- Associated Press - Sunday, March 9, 2014

HATTIESBURG, Miss. (AP) - A federal project to improve the ecosystem along the Upper Black Creek Watershed is getting underway in Mississippi.

The Hattiesburg American reports (https://hatne.ws/1iqkn5j ) that the private-public initiative is aimed at improving and protecting water quality and wildlife habitat, while mitigating wildfire threats. The project is spearheaded by the U.S. Department of Agriculture’s Natural Resources Conservation Service and the U.S. Forest Service,

The $1.76 million project will promote best-management practices addressing water quality problems and endangered or threatened species of wildlife in Mississippi counties along the Black Creek corridor and in the De Soto National Forest.

The Natural Resources Conservation Service program will assist non-industrial, private forest landowners in establishing good conservation practices, while the Forest Service will do those practices on the properties that it manages.

“Our delivery system will be through the local (Water and Soil Conservation) county offices that are located in the watershed,” said Wesley Kerr, NRCS South Mississippi area conservationist. “Landowners will have an opportunity to make an application, and we will service that application based on the use, whether it’s forest land, pasture land or crop land. We would evaluate their land to assist them in identifying their resource problems, whether that’s soil erosion as it relates to water quality issues, whether you’re talking about helping wildlife habitat management, whether you’re talking about doing things to enhance threatened and endangered species.
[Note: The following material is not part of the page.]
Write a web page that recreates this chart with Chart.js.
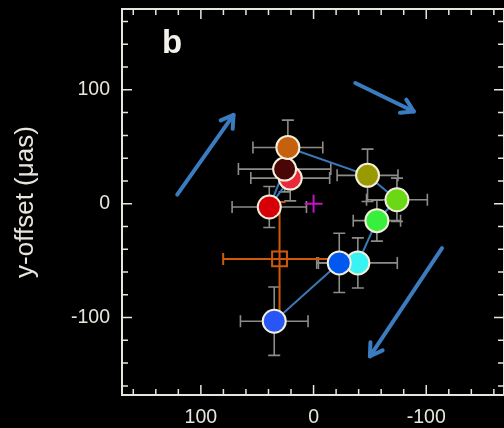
<!DOCTYPE html>
<html><head><meta charset="utf-8">
<script src="https://cdn.jsdelivr.net/npm/chart.js@4/dist/chart.umd.min.js"></script>
<style>html,body{margin:0;padding:0;background:#000;overflow:hidden}canvas{display:block}</style>
</head><body>
<canvas id="c" width="504" height="428" style="width:504px;height:428px"></canvas>
<script>
// Trajectory points in time order (x-offset, y-offset in µas)
const trackX    = [25.7, 39.3, 20.7, 22.8, -47.9, -74.0, -56.2, -39.3, -22.8, 34.9];
const trackY    = [30.4, -2.9, 22.5, 49.4, 24.9, 3.5, -14.9, -52.0, -52.0, -103.2];
const trackXErr = [41, 33, 35, 31, 27, 27, 21, 35, 20, 30];
const trackYErr = [20, 18, 20, 24, 23, 19, 18, 22, 26, 30];
// Drawing (stacking) order of the markers, indices into the arrays above
const markerOrder = [1, 2, 0, 3, 4, 5, 6, 7, 8, 9];
// Reference position (orange square) with errors
const refX = [30.2], refY = [-48.5], refXErr = [50], refYErr = [50];
// Origin marker
const originX = [0], originY = [0];
// Arrows: start and end points
const arrowX0 = [121, -37, -114], arrowY0 = [8, 106, -39];
const arrowX1 = [71, -89, -50],   arrowY1 = [78, 81, -134];
// Axis ticks
const xTicks = [100, 0, -100];
const yTicks = [100, 0, -100];
const minorStep = 20;
const panelLabel = 'b';
const yTitle = 'y-offset (\u03bcas)';

// styles
const markerColors = ['#4a0506', '#d80008', '#ea2a3c', '#c4600e', '#999a00', '#6ad814', '#38f03c', '#38f2f4', '#0058f0', '#2856f6'];
const fg = '#e8e6dc';
const lineBlue = '#3a78b8';
const arrowBlue = '#3b7cc0';

const trackPts = trackX.map((x, i) => ({x, y: trackY[i]}));
const markerPts = markerOrder.map(i => ({x: trackX[i], y: trackY[i]}));

const bgPlugin = {
  id: 'bg',
  beforeDraw(chart) {
    const c = chart.ctx; c.save(); c.fillStyle = '#000';
    c.fillRect(0, 0, chart.width, chart.height); c.restore();
  }
};

const framePlugin = {
  id: 'frame',
  afterDraw(chart) {
    const c = chart.ctx, a = chart.chartArea, xs = chart.scales.x, ys = chart.scales.y;
    c.save();
    c.strokeStyle = fg; c.lineWidth = 2;
    c.strokeRect(a.left, a.top, a.right - a.left, a.bottom - a.top);
    c.lineWidth = 1.5;
    for (let v = -160; v <= 160; v += minorStep) {
      const len = v % 100 === 0 ? 10 : 6;
      const px = xs.getPixelForValue(v);
      if (px > a.left + 1 && px < a.right - 1) {
        c.beginPath(); c.moveTo(px, a.bottom); c.lineTo(px, a.bottom - len);
        c.moveTo(px, a.top); c.lineTo(px, a.top + len); c.stroke();
      }
      const py = ys.getPixelForValue(v);
      if (py > a.top + 1 && py < a.bottom - 1) {
        c.beginPath(); c.moveTo(a.left, py); c.lineTo(a.left + len, py);
        c.moveTo(a.right, py); c.lineTo(a.right - len, py); c.stroke();
      }
    }
    c.fillStyle = '#f4f2ea';
    c.font = 'bold 33px "Liberation Sans", Arial, sans-serif';
    c.textBaseline = 'alphabetic'; c.textAlign = 'center';
    c.fillText(panelLabel, 172, 53);
    c.restore();
  }
};

function errBar(c, xs, ys, x, y, ex, ey, cap) {
  const px = xs.getPixelForValue(x), py = ys.getPixelForValue(y);
  const xl = xs.getPixelForValue(x + ex), xr = xs.getPixelForValue(x - ex);
  const yt = ys.getPixelForValue(y + ey), yb = ys.getPixelForValue(y - ey);
  c.beginPath();
  c.moveTo(xl, py); c.lineTo(xr, py);
  c.moveTo(xl, py - cap); c.lineTo(xl, py + cap);
  c.moveTo(xr, py - cap); c.lineTo(xr, py + cap);
  c.moveTo(px, yt); c.lineTo(px, yb);
  c.moveTo(px - cap, yt); c.lineTo(px + cap, yt);
  c.moveTo(px - cap, yb); c.lineTo(px + cap, yb);
  c.stroke();
}

const errPlugin = {
  id: 'err',
  beforeDatasetsDraw(chart) {
    const c = chart.ctx, xs = chart.scales.x, ys = chart.scales.y;
    c.save();
    c.strokeStyle = '#8c8c88'; c.lineWidth = 1.6;
    trackX.forEach((x, i) => errBar(c, xs, ys, x, trackY[i], trackXErr[i], trackYErr[i], 6));
    c.strokeStyle = '#d0580c'; c.lineWidth = 2;
    refX.forEach((x, i) => errBar(c, xs, ys, x, refY[i], refXErr[i], refYErr[i], 6));
    c.restore();
  }
};

const arrowHeadPlugin = {
  id: 'arrowheads',
  afterDatasetsDraw(chart) {
    const c = chart.ctx, xs = chart.scales.x, ys = chart.scales.y;
    c.save();
    c.strokeStyle = arrowBlue; c.lineWidth = 4; c.lineCap = 'round'; c.lineJoin = 'round';
    arrowX1.forEach((x, i) => {
      const x1 = xs.getPixelForValue(x), y1 = ys.getPixelForValue(arrowY1[i]);
      const x0 = xs.getPixelForValue(arrowX0[i]), y0 = ys.getPixelForValue(arrowY0[i]);
      const ang = Math.atan2(y1 - y0, x1 - x0), L = 14, sp = 0.55;
      c.beginPath();
      c.moveTo(x1 - L * Math.cos(ang - sp), y1 - L * Math.sin(ang - sp));
      c.lineTo(x1, y1);
      c.lineTo(x1 - L * Math.cos(ang + sp), y1 - L * Math.sin(ang + sp));
      c.stroke();
    });
    c.restore();
  }
};

const arrowSets = arrowX0.map((x, i) => ({
  type: 'line',
  data: [{x, y: arrowY0[i]}, {x: arrowX1[i], y: arrowY1[i]}],
  borderColor: arrowBlue, borderWidth: 4, pointRadius: 0, borderCapStyle: 'round',
  showLine: true, order: 5
}));

const tickFont = {family: '"Liberation Sans", Arial, sans-serif', size: 19.5};

new Chart(document.getElementById('c'), {
  type: 'scatter',
  data: {
    datasets: [
      {data: markerPts, pointRadius: 11.5, pointHoverRadius: 11.5,
       backgroundColor: markerOrder.map(i => markerColors[i]),
       borderColor: '#f4eeda', borderWidth: 2, showLine: false, order: 1},
      {data: refX.map((x, i) => ({x, y: refY[i]})), pointStyle: 'rect', pointRadius: 10.5,
       backgroundColor: 'rgba(0,0,0,0)', borderColor: '#d0580c', borderWidth: 2, order: 2},
      {data: originX.map((x, i) => ({x, y: originY[i]})), pointStyle: 'cross', pointRadius: 9,
       borderColor: '#c810c8', borderWidth: 2, order: 2},
      {type: 'line', data: trackPts, borderColor: lineBlue, borderWidth: 2, pointRadius: 0,
       showLine: true, tension: 0, order: 3},
      ...arrowSets
    ]
  },
  options: {
    responsive: false, animation: false, devicePixelRatio: 1,
    layout: {autoPadding: false, padding: {top: 9, right: 0, left: 0, bottom: 0}},
    plugins: {legend: {display: false}, tooltip: {enabled: false}},
    scales: {
      x: {
        type: 'linear', reverse: true, min: -169, max: 170,
        afterBuildTicks: s => { s.ticks = xTicks.map(v => ({value: v})); },
        afterFit: s => { s.height = 33; s.paddingLeft = 0; s.paddingRight = 0; },
        grid: {display: false, drawTicks: false}, border: {display: false},
        ticks: {color: fg, font: tickFont, padding: 11, maxRotation: 0}
      },
      y: {
        type: 'linear', min: -168, max: 171,
        afterBuildTicks: s => { s.ticks = yTicks.map(v => ({value: v})); },
        afterFit: s => { s.width = 122; s.paddingTop = 0; s.paddingBottom = 0; },
        grid: {display: false, drawTicks: false}, border: {display: false},
        ticks: {color: fg, font: tickFont, padding: 12},
        title: {display: true, text: yTitle, color: fg,
                font: {family: '"Liberation Sans", Arial, sans-serif', size: 26},
                padding: {top: 10, bottom: 0}}
      }
    }
  },
  plugins: [bgPlugin, errPlugin, arrowHeadPlugin, framePlugin]
});
</script></body></html>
The application period has not opened yet, Kerr said. Notification will be issued at the county level.

Jimmy Mordica, timber management administrator with the De Soto Ranger District, said the two-pronged, public-private approach was a smart step.

“These restoration projects and protection projects don’t stop at a boundary (between private and federal forest land),” he said. “Where you have federal lands and private lands, whether it’s invasive species control, like ‘cogon’ grass, they don’t stop at the boundary just because there’s a boundary. So, we’re working together with landowners and the federal government to help eradicate those things.

“Same thing with fire control. A wildfire doesn’t stop at the boundary, so we’re trying to work to reduce fuels and help those landowners get all those benefits and manage the forest all at the same time.”

Mordica said the project, known as the Chiefs’ Joint Landscape Restoration Partnership, builds on a proposal submitted by the De Soto Ranger District in fiscal 2012 that would have affected about 10,000 acres along the Black Creek corridor in Forrest and Perry counties.

That proposal was rolled into the expanded project, which will also impact private and public tracts in Lamar, Pearl River, Stone, George and Jackson counties, as well as smaller areas in Marion and Jefferson Davis counties.